Yet Another bourne shell query
Don Bolton
lugnut at sequent.UUCP
Wed Sep 5 11:28:22 AEST 1990
In article <437 at minya.UUCP> jc at minya.UUCP (John Chambers) writes:
>Hey, wow!, a special group for all my dumb shell questions! And I just
>happen to have one to ask...
>
>
>Recently, I've had the fun of modifying programs so they can be started
>by init and/or inetd, and still work. These daemons, unlike shells,
>have a way of starting programs with very little initialization. On
>some of my recent portability tests, I have even come across one Unix
>system whose init starts things with an empty environ vector (i.e.,
>environ[0] == (char *)0), and with NO open files. Yes, you read that
>right; files 0, 1 and 2 are not open. It does at least make argv[0]
>contain a pointer to the program's name, and argc is correct, so I
>guess I really shouldn't complain.
>
>But this causes interesting problems when the "program" is a shell
>script. In C, I know how to call fstat() and test the result for
>zero. In Bourne Shell, I don't know how to do the equivalent. I
>basically want to write something like:
> if [ <file 0 is open> ];then exec</dev/null;fi
>but I don't know what to put between the [ and the ]. Any ideas?

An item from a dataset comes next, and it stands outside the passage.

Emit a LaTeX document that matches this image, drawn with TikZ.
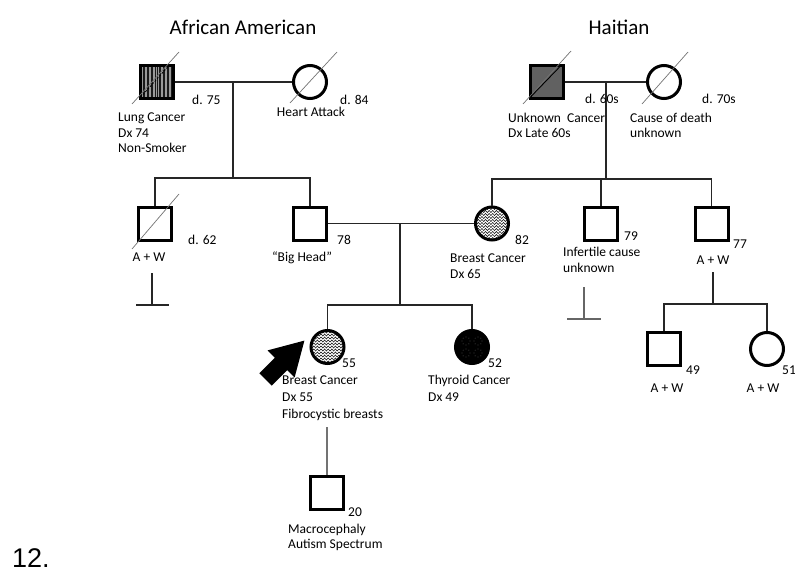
\documentclass[tikz,border=0pt]{standalone}
\usepackage{fontspec}
\setmainfont{Carlito}
\newfontfamily\figfont{Liberation Sans}
\usetikzlibrary{decorations.pathmorphing}

\begin{document}
\begin{tikzpicture}[x=1pt,y=-1pt,
  male/.style={draw, rectangle, line width=3pt, minimum size=33pt, inner sep=0pt, fill=white},
  female/.style={draw, circle, line width=3pt, minimum size=33pt, inner sep=0pt, fill=white},
  link/.style={line width=1.2pt, draw=black!85},
  slash/.style={line width=0.7pt, draw=black!55},
  lbl/.style={font=\fontsize{13.5}{16}\selectfont, inner sep=0pt, anchor=base west},
  clbl/.style={lbl, anchor=base},
  title/.style={font=\fontsize{21}{25}\selectfont, inner sep=0pt, anchor=base},
  % wavy hatching used for breast cancer
  wavy/.style={path picture={
    \foreach \k in {-21,-18,...,21}
      \draw[line width=0.5pt, decorate,
            decoration={snake, amplitude=1.1pt, segment length=3.6pt}]
        ([xshift=-22pt, yshift=\k pt]path picture bounding box.center) -- ++(44,0);
  }},
  % vertical striping used for lung cancer
  striped/.style={fill=black!40, path picture={
    \foreach \k/\w in {-16/0.8,-14/0.5,-12.5/1.0,-10/0.6,-8.5/0.9,-6/0.5,-4.5/1.1,-2/0.6,
                       0/0.9,2/0.5,3.5/1.0,6/0.6,7.5/0.9,10/0.5,11.5/1.1,14/0.6,16/0.8}
      \draw[line width=\w pt, black!90]
        ([xshift=\k pt, yshift=20pt]path picture bounding box.center) -- ++(0,40);
  }},
  % black fill with faint dotted rosettes used for thyroid cancer
  dotted/.style={fill=black, path picture={
    \foreach \cx in {-6,6} \foreach \cy in {-6,6} \foreach \t in {0,45,...,315}
      \fill[black!78] ([shift={({\cx+4*cos(\t)},{\cy+4*sin(\t)})}]path picture bounding box.center) circle (0.6pt);
  }}
]
\useasboundingbox (0,0) rectangle (795,575);

% headings
\node[title] (tA) at (243,35) {African American};
\node[title] (tH) at (619,35) {Haitian};

% generation I
\node[male, striped] (gfA) at (157,82) {};
\node[female] (gmA) at (310,82) {};
\node[male, fill=black!62] (gfH) at (547,82) {};
\node[female] (gmH) at (664,82) {};

% generation II
\node[male] (uncA) at (155,223.5) {};
\node[male] (dad) at (310,223.5) {};
\node[female, wavy] (mom) at (492,223.5) {};
\node[male] (uncHa) at (601,223.5) {};
\node[male] (uncHb) at (711.5,223.5) {};

% generation III
\node[female, wavy] (prob) at (327.5,347) {};
\node[female, dotted] (sis) at (472,347) {};
\node[male] (cousA) at (664,349) {};
\node[female] (cousB) at (767,349) {};

% generation IV
\node[male] (son) at (327,493) {};

% deceased markers
\draw[slash] ([shift={(-25,22)}]gfA.center) -- ([shift={(22,-30)}]gfA.center);
\draw[line width=0.8pt, black, dashed, dash pattern=on 2pt off 1.5pt] ([shift={(-14,12.5)}]gfA.center) -- ([shift={(12.5,-17)}]gfA.center);
\draw[slash] ([shift={(-20,21)}]gmA.center) -- ([shift={(27,-30)}]gmA.center);
\draw[slash] ([shift={(-24,22)}]gfH.center) -- ([shift={(24,-31)}]gfH.center);
\draw[line width=0.9pt, black] ([shift={(-16,14.5)}]gfH.center) -- ([shift={(14.5,-17)}]gfH.center);
\draw[slash] ([shift={(-22,22)}]gmH.center) -- ([shift={(24,-30)}]gmH.center);
\draw[slash] ([shift={(-23,25.5)}]uncA.center) -- ([shift={(24,-29.5)}]uncA.center);

% African American couple and children
\coordinate (mA) at (233,82);
\coordinate (sA) at (233,178);
\draw[link] (gfA.east) -- (gmA.west);
\draw[link] (mA) -- (sA);
\draw[link] (uncA.north) |- (sA) -| (dad.north);

% Haitian couple and children
\coordinate (mH) at (606,82);
\coordinate (sH) at (606,179);
\draw[link] (gfH.east) -- (gmH.west);
\draw[link] (mH) -- (sH);
\draw[link] (mom.north) |- (uncHb.north |- sH) -- (uncHb.north);
\draw[link] (uncHa.north) -- (uncHa.north |- sH);

% parents and daughters
\coordinate (mP) at (400,223.5);
\coordinate (sP) at (400,305);
\draw[link] (dad.east) -- (mom.west);
\draw[link] (mP) -- (sP);
\draw[link] (prob.north) |- (sis.north |- sP) -- (sis.north);

% son of the proband
\coordinate (sonTop) at (327,427);
\draw[link, draw=black!55] (sonTop) -- (son.north);

% no offspring
\coordinate (nA) at (152,273);
\coordinate (nAb) at (152,305);
\coordinate (nAl) at (136,305);
\coordinate (nAr) at (169,305);
\draw[link] (nA) -- (nAb);
\draw[link] (nAl) -- (nAr);
\coordinate (nH) at (584,287);
\coordinate (nHb) at (584,319);
\coordinate (nHl) at (567,319);
\coordinate (nHr) at (601,319);
\draw[link, draw=black!60] (nH) -- (nHb);
\draw[link, draw=black!60] (nHl) -- (nHr);

% cousins
\coordinate (dH) at (713,272);
\coordinate (sC) at (713,304);
\draw[link] (dH) -- (sC);
\draw[link] (cousA.north) |- (cousB.north |- sC) -- (cousB.north);

% proband arrow
\fill[black] (259.3,373.3) -- (271.7,385.7) -- (287.2,370.1) -- (294.6,377.5)
  -- (304.4,340.6) -- (267.5,350.4) -- (274.9,357.8) -- cycle;

% labels, generation I
\node[lbl] (l1) at (192,105) {d. 75};
\node[lbl] (l2) at (118,122) {Lung Cancer};
\node[lbl] (l3) at (118,138) {Dx 74};
\node[lbl] (l4) at (118,153) {Non-Smoker};
\node[lbl] (l5) at (340,105) {d. 84};
\node[clbl] (l6) at (311,117) {Heart Attack};
\node[lbl] (l7) at (585,104) {d. 60s};
\node[lbl] (l8) at (508,123) {Unknown\ \ Cancer};
\node[lbl] (l9) at (508,138) {Dx Late 60s};
\node[lbl] (l10) at (702,104) {d. 70s};
\node[lbl] (l11) at (630,123) {Cause of death};
\node[lbl] (l12) at (630,138) {unknown};

% labels, generation II
\node[lbl] (l13) at (188,244) {d. 62};
\node[clbl] (l14) at (149,261) {A + W};
\node[lbl] (l15) at (337,244) {78};
\node[clbl] (l16) at (302,261) {``Big Head''};
\node[lbl] (l17) at (515,244) {82};
\node[lbl] (l18) at (450,262) {Breast Cancer};
\node[lbl] (l19) at (450,278) {Dx 65};
\node[lbl] (l20) at (624,240) {79};
\node[lbl] (l21) at (563,256) {Infertile cause};
\node[lbl] (l22) at (563,272) {unknown};
\node[lbl] (l23) at (733,248) {77};
\node[clbl] (l24) at (713,264) {A + W};

% labels, generation III
\node[lbl] (l25) at (342,367) {55};
\node[lbl] (l26) at (282,384) {Breast Cancer};
\node[lbl] (l27) at (282,401) {Dx 55};
\node[lbl] (l28) at (282,418) {Fibrocystic breasts};
\node[lbl] (l29) at (488,367) {52};
\node[lbl] (l30) at (428,384) {Thyroid Cancer};
\node[lbl] (l31) at (428,401) {Dx 49};
\node[lbl] (l32) at (686,374) {49};
\node[clbl] (l33) at (667,392) {A + W};
\node[lbl] (l34) at (782,374) {51};
\node[clbl] (l35) at (763,392) {A + W};

% labels, generation IV
\node[lbl] (l36) at (348,516) {20};
\node[lbl] (l37) at (288,533) {Macrocephaly};
\node[lbl] (l38) at (288,548) {Autism Spectrum};

% figure number
\node[inner sep=0pt, anchor=base west, font=\figfont\fontsize{27}{30}\selectfont] (fig) at (12,567) {12.};
\end{tikzpicture}
\end{document}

>Is it possible? Or should I just rewrite the scripts in C?
I'm one of them thar marketeer types gone bad turned programmer, so
I have some trouble relating to your meaning of "open"
but test operators are...
-b file file is a special block file
-c file file is a special character file
-d file file is a directory
-f file file is an ordinary file
-g file file has its set group id (SGID) bit set
-k file file has its sticky bit set
-p file file is a named pipe
-r file file is readable by the process < this whatcha need ?
-s file file is nonzero length
-t fd fd is the open file descriptor associated with a terminal
(1 is default)
-u file file has its user id (SUID) bit set
-w file file is writeable by the process
-x file file is executable
I reccomend the book UNIX SHELL PROGRAMMING Kochan and Wood
one o them thar Hayden Books. and The UNIX Programming Environment
by Kernighan and Pike, Prentice Hall. Twixt the two I've written some
hairy programs. also the AWK Programming Language by Aho, Weinberger,
Kernighan looks like it would be of help to you.